Das Verb gären bezeichnet den Gärprozess. Es hat zwei verschiedene Beugungen. Eine ist unregelmäßig, ein wenig altertümlich anmutend: gären, gor, gegoren. Die andere ist eine regelmäßige, zunehmend gebräuchliche: gären, gärte, gegärt. Das Wort gären bedeutete ursprünglich wallen, sieden, brodeln, schäumen. Diese Bedeutung ist noch erhalten in dem Verb garen, kochen, und dem Adjektiv gar, gekocht, bereit, und in einer Übertragung in dem Adverb sogar, gar, ganz, vollends.

Das Verb gehren, von dem sich das Verbalsubstantiv Gehrung ableitet, dagegen begegnet uns im Alltag kaum noch. Es ist ein Fachbegriff aus dem Tischlerhandwerk und bezeichnet das diagonale Zuschneiden einer Leiste in einem 45°-Winkel, um sie mit einer zweiten zu einem rechten Winkel zusammenzufügen. Dieses Vorgehen zeigt sich in den Ecken eines Bilderrahmens. Dazu benutzt man eine Gehrungssäge.

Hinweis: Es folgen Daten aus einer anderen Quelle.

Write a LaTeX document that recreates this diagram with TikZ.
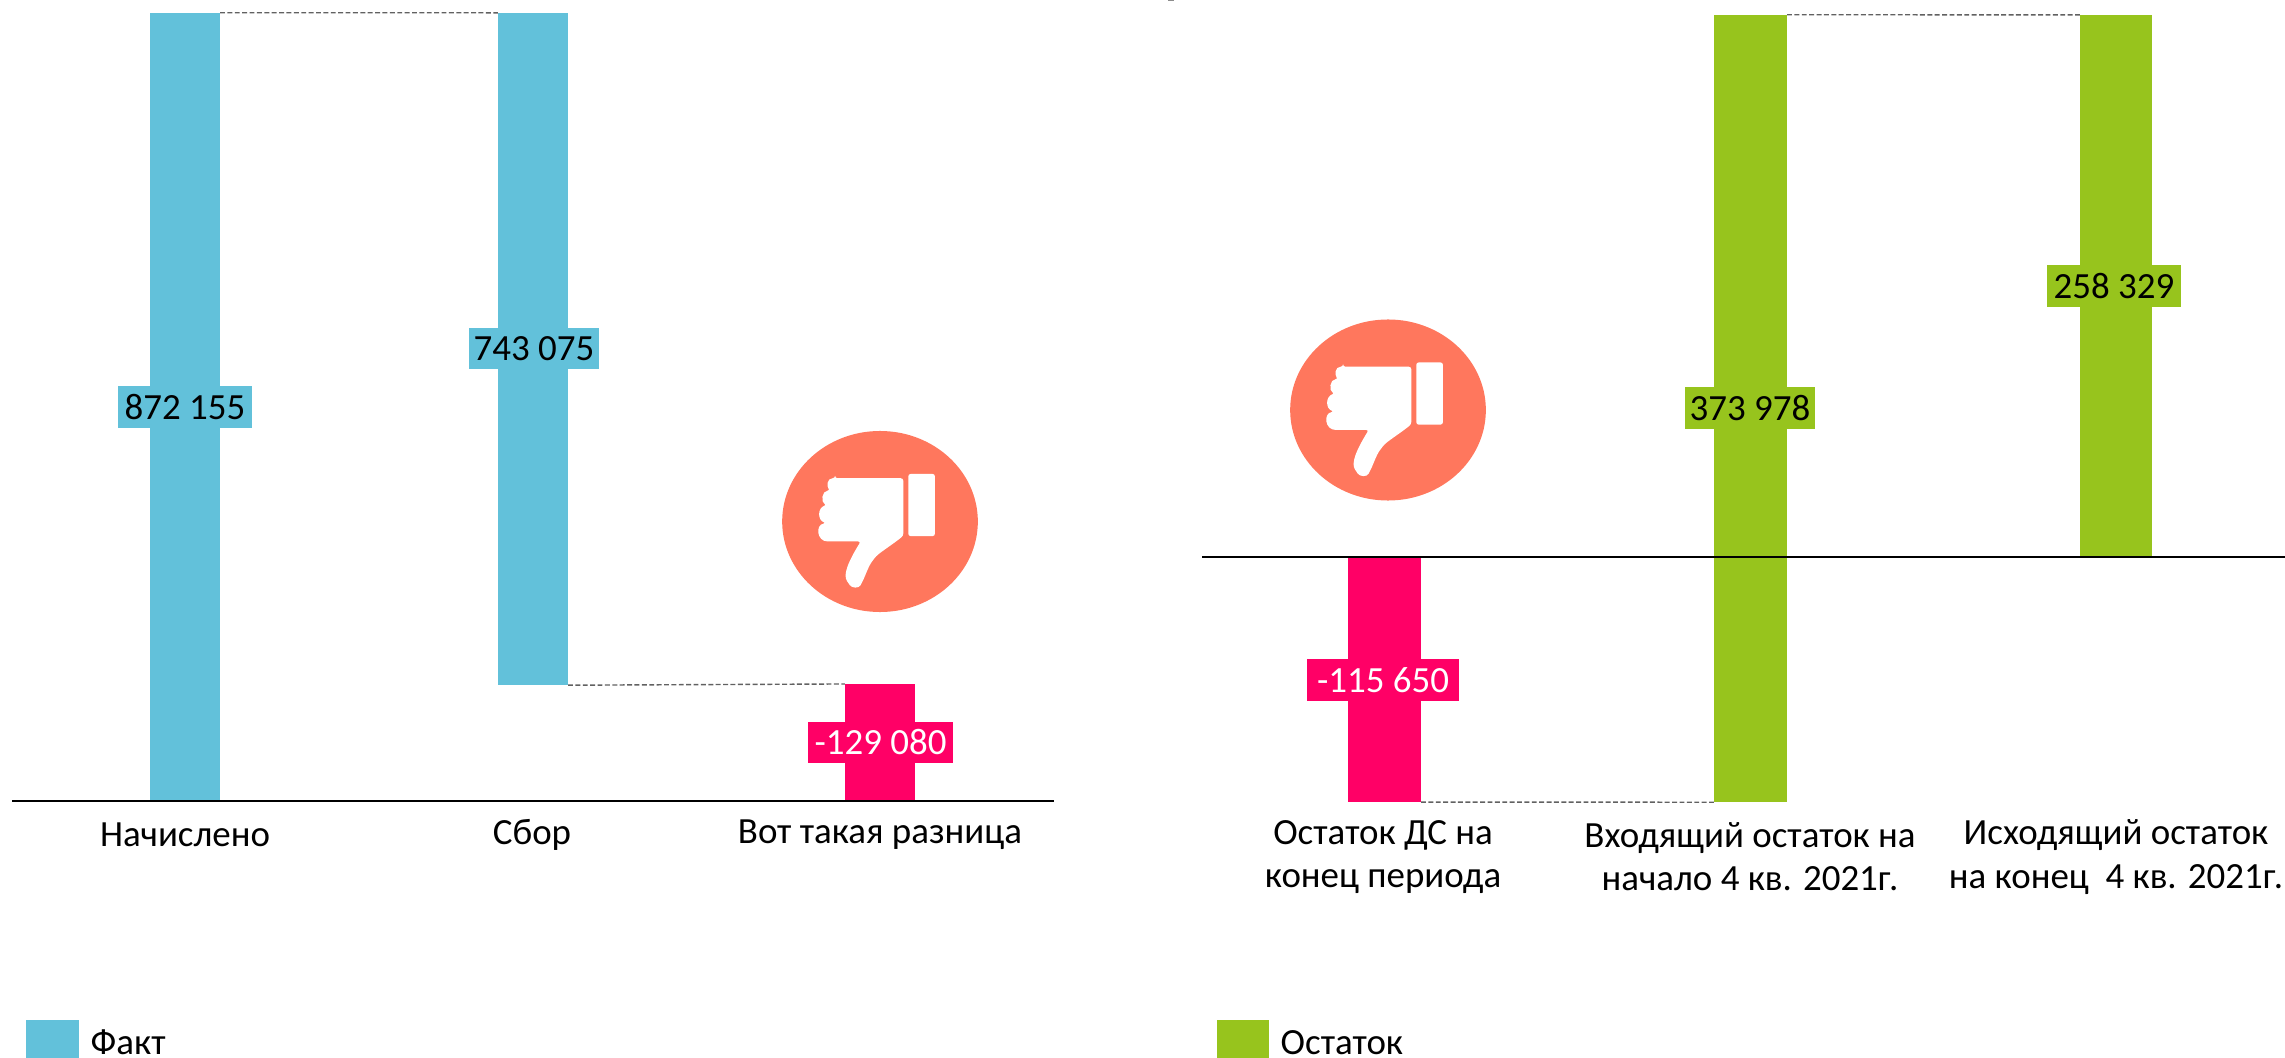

Das Wort Gehrung bezieht sich also auf die Zuspitzung des Holzes. Abgeleitet aus ger, m, aus dem Alt- und Mittelhochdeutschen sind Gehre, f, Gehren, m. Der Ger war die Speerspitze, der Stoß- oder Wurfspeer. Das altgermanische Wort bedeutete ursprünglich Stock, Stange. Es ist seinerseits verwandt mit dem gallisch-lateinischen gaesum, n, Geißel, einem Züchtigungswerkzeug, das durch das slawische Lehnwort Peitsche verdrängt wurde und heute fast nur noch im übertragenen Sinn von Plage, Strafe - “Geißel Gottes” - verwendet wird.